(TASK STATEMENT) Quote the data below in full, minus the images.

(COLLECTED MATERIAL)
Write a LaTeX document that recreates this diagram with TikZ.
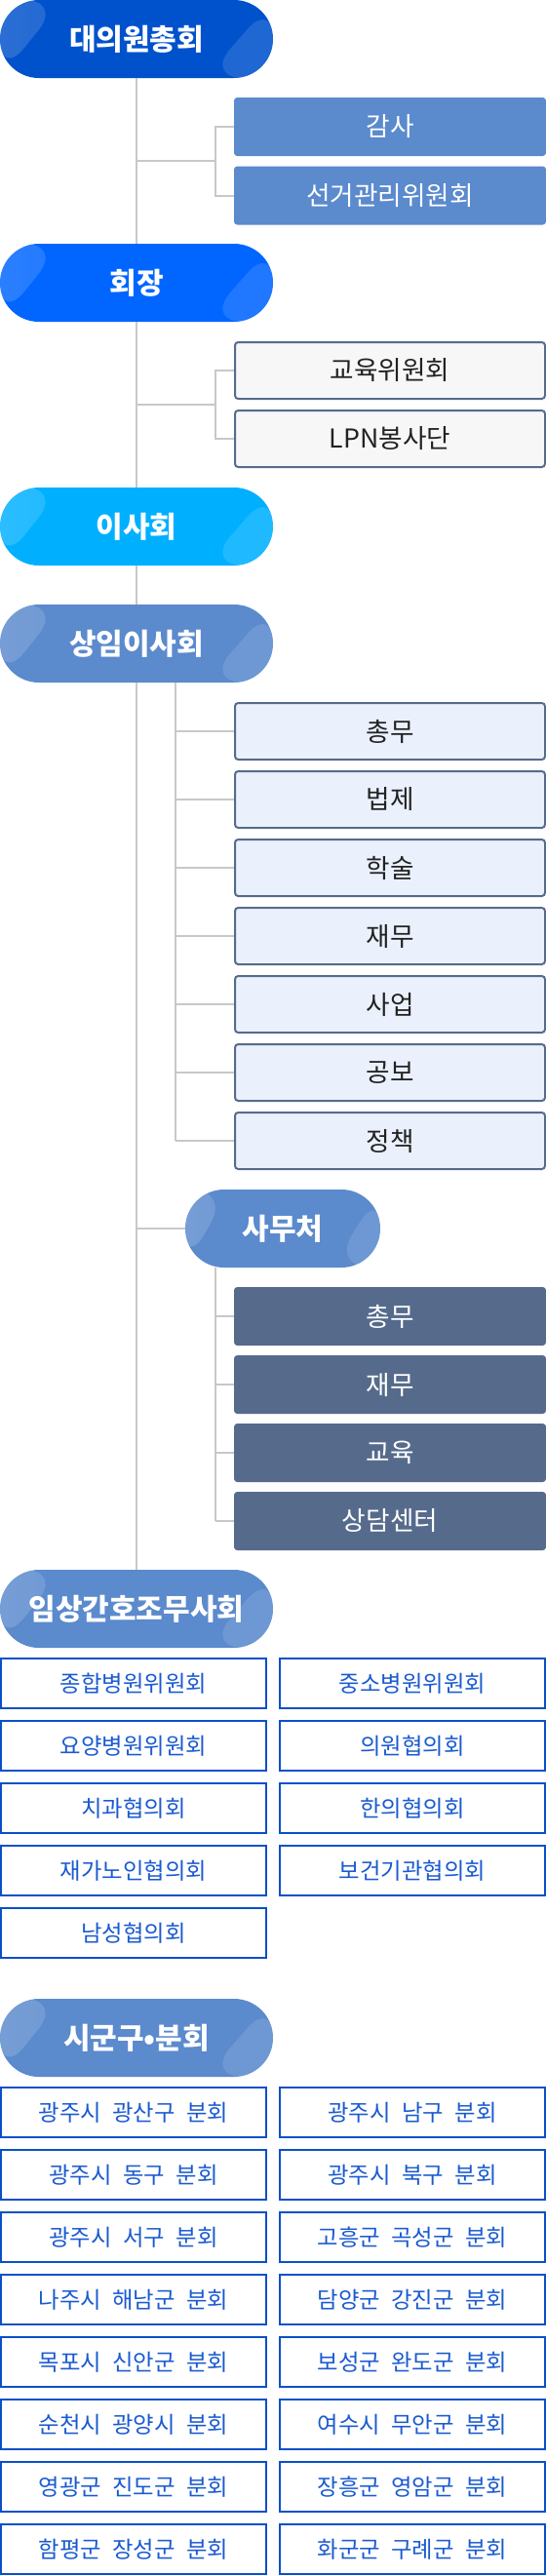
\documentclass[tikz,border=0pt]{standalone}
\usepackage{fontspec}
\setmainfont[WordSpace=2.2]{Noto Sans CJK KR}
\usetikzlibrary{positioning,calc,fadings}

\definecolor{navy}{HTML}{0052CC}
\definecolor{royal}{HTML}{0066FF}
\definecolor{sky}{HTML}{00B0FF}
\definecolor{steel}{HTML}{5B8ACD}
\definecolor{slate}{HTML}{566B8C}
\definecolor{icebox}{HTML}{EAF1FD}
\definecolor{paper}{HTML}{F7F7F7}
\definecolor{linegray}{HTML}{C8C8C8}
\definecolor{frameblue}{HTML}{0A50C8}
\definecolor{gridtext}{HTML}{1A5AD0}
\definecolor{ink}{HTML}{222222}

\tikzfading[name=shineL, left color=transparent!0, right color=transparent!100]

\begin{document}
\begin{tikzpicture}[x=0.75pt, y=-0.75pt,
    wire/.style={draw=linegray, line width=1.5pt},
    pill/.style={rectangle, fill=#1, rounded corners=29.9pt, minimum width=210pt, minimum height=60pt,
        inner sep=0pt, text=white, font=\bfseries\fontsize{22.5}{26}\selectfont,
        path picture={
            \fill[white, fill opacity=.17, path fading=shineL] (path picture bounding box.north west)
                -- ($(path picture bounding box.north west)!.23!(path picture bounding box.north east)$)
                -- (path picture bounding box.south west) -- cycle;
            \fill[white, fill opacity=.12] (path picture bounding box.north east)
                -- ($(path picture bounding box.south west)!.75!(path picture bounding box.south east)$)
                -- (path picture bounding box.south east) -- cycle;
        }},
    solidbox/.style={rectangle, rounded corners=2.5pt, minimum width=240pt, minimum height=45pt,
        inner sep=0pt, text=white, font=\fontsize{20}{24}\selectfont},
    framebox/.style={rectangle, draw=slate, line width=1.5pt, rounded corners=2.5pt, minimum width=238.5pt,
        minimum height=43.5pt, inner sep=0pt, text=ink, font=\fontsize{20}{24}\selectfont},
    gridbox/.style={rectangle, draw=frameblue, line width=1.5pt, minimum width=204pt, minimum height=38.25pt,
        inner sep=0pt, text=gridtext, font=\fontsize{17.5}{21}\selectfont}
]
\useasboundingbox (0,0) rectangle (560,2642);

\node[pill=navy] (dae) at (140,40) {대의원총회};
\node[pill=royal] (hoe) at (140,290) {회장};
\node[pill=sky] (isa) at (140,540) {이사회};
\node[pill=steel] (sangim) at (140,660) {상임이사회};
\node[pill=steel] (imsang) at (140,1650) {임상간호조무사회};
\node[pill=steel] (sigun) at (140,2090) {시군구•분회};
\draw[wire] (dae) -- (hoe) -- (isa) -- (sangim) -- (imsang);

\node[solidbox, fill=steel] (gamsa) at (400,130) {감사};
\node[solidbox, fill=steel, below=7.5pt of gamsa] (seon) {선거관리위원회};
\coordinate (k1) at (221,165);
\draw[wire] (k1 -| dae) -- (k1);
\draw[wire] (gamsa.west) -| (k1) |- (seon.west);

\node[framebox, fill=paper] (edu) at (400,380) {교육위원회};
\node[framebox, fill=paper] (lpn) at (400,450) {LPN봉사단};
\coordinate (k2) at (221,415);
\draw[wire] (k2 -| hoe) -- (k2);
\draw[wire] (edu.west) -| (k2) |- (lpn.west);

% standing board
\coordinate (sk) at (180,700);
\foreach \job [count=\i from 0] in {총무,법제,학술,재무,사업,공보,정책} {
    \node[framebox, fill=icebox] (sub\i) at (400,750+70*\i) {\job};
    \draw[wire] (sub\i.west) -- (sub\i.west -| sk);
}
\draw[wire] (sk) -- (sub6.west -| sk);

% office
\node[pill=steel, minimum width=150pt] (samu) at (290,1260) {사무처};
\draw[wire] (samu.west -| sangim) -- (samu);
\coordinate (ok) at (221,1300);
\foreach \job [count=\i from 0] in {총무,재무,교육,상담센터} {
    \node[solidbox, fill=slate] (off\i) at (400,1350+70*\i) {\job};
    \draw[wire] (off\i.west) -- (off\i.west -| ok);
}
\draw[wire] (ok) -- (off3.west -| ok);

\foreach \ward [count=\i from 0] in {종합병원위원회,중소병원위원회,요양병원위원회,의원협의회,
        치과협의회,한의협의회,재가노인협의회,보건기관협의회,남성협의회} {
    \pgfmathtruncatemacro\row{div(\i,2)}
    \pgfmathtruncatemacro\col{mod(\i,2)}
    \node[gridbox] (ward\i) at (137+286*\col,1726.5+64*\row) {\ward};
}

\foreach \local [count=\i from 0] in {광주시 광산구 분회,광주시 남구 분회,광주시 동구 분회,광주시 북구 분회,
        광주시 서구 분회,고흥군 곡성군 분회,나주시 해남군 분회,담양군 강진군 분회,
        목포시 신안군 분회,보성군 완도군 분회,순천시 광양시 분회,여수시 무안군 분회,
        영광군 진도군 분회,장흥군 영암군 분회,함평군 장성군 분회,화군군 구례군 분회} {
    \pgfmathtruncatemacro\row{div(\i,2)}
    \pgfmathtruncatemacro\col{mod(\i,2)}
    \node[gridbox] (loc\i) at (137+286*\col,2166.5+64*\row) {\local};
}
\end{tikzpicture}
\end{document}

(RESULT OF THE TASK)
Write a LaTeX document that recreates this diagram with TikZ.
\documentclass[tikz,border=0pt]{standalone}
\usepackage{fontspec}
\setmainfont[WordSpace=2.2]{Noto Sans CJK KR}
\usetikzlibrary{positioning,calc,fadings}

\definecolor{navy}{HTML}{0052CC}
\definecolor{royal}{HTML}{0066FF}
\definecolor{sky}{HTML}{00B0FF}
\definecolor{steel}{HTML}{5B8ACD}
\definecolor{slate}{HTML}{566B8C}
\definecolor{icebox}{HTML}{EAF1FD}
\definecolor{paper}{HTML}{F7F7F7}
\definecolor{linegray}{HTML}{C8C8C8}
\definecolor{frameblue}{HTML}{0A50C8}
\definecolor{gridtext}{HTML}{1A5AD0}
\definecolor{ink}{HTML}{222222}

\tikzfading[name=shineL, left color=transparent!0, right color=transparent!100]

\begin{document}
\begin{tikzpicture}[x=0.75pt, y=-0.75pt,
    wire/.style={draw=linegray, line width=1.5pt},
    pill/.style={rectangle, fill=#1, rounded corners=29.9pt, minimum width=210pt, minimum height=60pt,
        inner sep=0pt, text=white, font=\bfseries\fontsize{22.5}{26}\selectfont,
        path picture={
            \fill[white, fill opacity=.17, path fading=shineL] (path picture bounding box.north west)
                -- ($(path picture bounding box.north west)!.23!(path picture bounding box.north east)$)
                -- (path picture bounding box.south west) -- cycle;
            \fill[white, fill opacity=.12] (path picture bounding box.north east)
                -- ($(path picture bounding box.south west)!.75!(path picture bounding box.south east)$)
                -- (path picture bounding box.south east) -- cycle;
        }},
    solidbox/.style={rectangle, rounded corners=2.5pt, minimum width=240pt, minimum height=45pt,
        inner sep=0pt, text=white, font=\fontsize{20}{24}\selectfont},
    framebox/.style={rectangle, draw=slate, line width=1.5pt, rounded corners=2.5pt, minimum width=238.5pt,
        minimum height=43.5pt, inner sep=0pt, text=ink, font=\fontsize{20}{24}\selectfont},
    gridbox/.style={rectangle, draw=frameblue, line width=1.5pt, minimum width=204pt, minimum height=38.25pt,
        inner sep=0pt, text=gridtext, font=\fontsize{17.5}{21}\selectfont}
]
\useasboundingbox (0,0) rectangle (560,2642);

\node[pill=navy] (dae) at (140,40) {대의원총회};
\node[pill=royal] (hoe) at (140,290) {회장};
\node[pill=sky] (isa) at (140,540) {이사회};
\node[pill=steel] (sangim) at (140,660) {상임이사회};
\node[pill=steel] (imsang) at (140,1650) {임상간호조무사회};
\node[pill=steel] (sigun) at (140,2090) {시군구•분회};
\draw[wire] (dae) -- (hoe) -- (isa) -- (sangim) -- (imsang);

\node[solidbox, fill=steel] (gamsa) at (400,130) {감사};
\node[solidbox, fill=steel, below=7.5pt of gamsa] (seon) {선거관리위원회};
\coordinate (k1) at (221,165);
\draw[wire] (k1 -| dae) -- (k1);
\draw[wire] (gamsa.west) -| (k1) |- (seon.west);

\node[framebox, fill=paper] (edu) at (400,380) {교육위원회};
\node[framebox, fill=paper] (lpn) at (400,450) {LPN봉사단};
\coordinate (k2) at (221,415);
\draw[wire] (k2 -| hoe) -- (k2);
\draw[wire] (edu.west) -| (k2) |- (lpn.west);

% standing board
\coordinate (sk) at (180,700);
\foreach \job [count=\i from 0] in {총무,법제,학술,재무,사업,공보,정책} {
    \node[framebox, fill=icebox] (sub\i) at (400,750+70*\i) {\job};
    \draw[wire] (sub\i.west) -- (sub\i.west -| sk);
}
\draw[wire] (sk) -- (sub6.west -| sk);

% office
\node[pill=steel, minimum width=150pt] (samu) at (290,1260) {사무처};
\draw[wire] (samu.west -| sangim) -- (samu);
\coordinate (ok) at (221,1300);
\foreach \job [count=\i from 0] in {총무,재무,교육,상담센터} {
    \node[solidbox, fill=slate] (off\i) at (400,1350+70*\i) {\job};
    \draw[wire] (off\i.west) -- (off\i.west -| ok);
}
\draw[wire] (ok) -- (off3.west -| ok);

\foreach \ward [count=\i from 0] in {종합병원위원회,중소병원위원회,요양병원위원회,의원협의회,
        치과협의회,한의협의회,재가노인협의회,보건기관협의회,남성협의회} {
    \pgfmathtruncatemacro\row{div(\i,2)}
    \pgfmathtruncatemacro\col{mod(\i,2)}
    \node[gridbox] (ward\i) at (137+286*\col,1726.5+64*\row) {\ward};
}

\foreach \local [count=\i from 0] in {광주시 광산구 분회,광주시 남구 분회,광주시 동구 분회,광주시 북구 분회,
        광주시 서구 분회,고흥군 곡성군 분회,나주시 해남군 분회,담양군 강진군 분회,
        목포시 신안군 분회,보성군 완도군 분회,순천시 광양시 분회,여수시 무안군 분회,
        영광군 진도군 분회,장흥군 영암군 분회,함평군 장성군 분회,화군군 구례군 분회} {
    \pgfmathtruncatemacro\row{div(\i,2)}
    \pgfmathtruncatemacro\col{mod(\i,2)}
    \node[gridbox] (loc\i) at (137+286*\col,2166.5+64*\row) {\local};
}
\end{tikzpicture}
\end{document}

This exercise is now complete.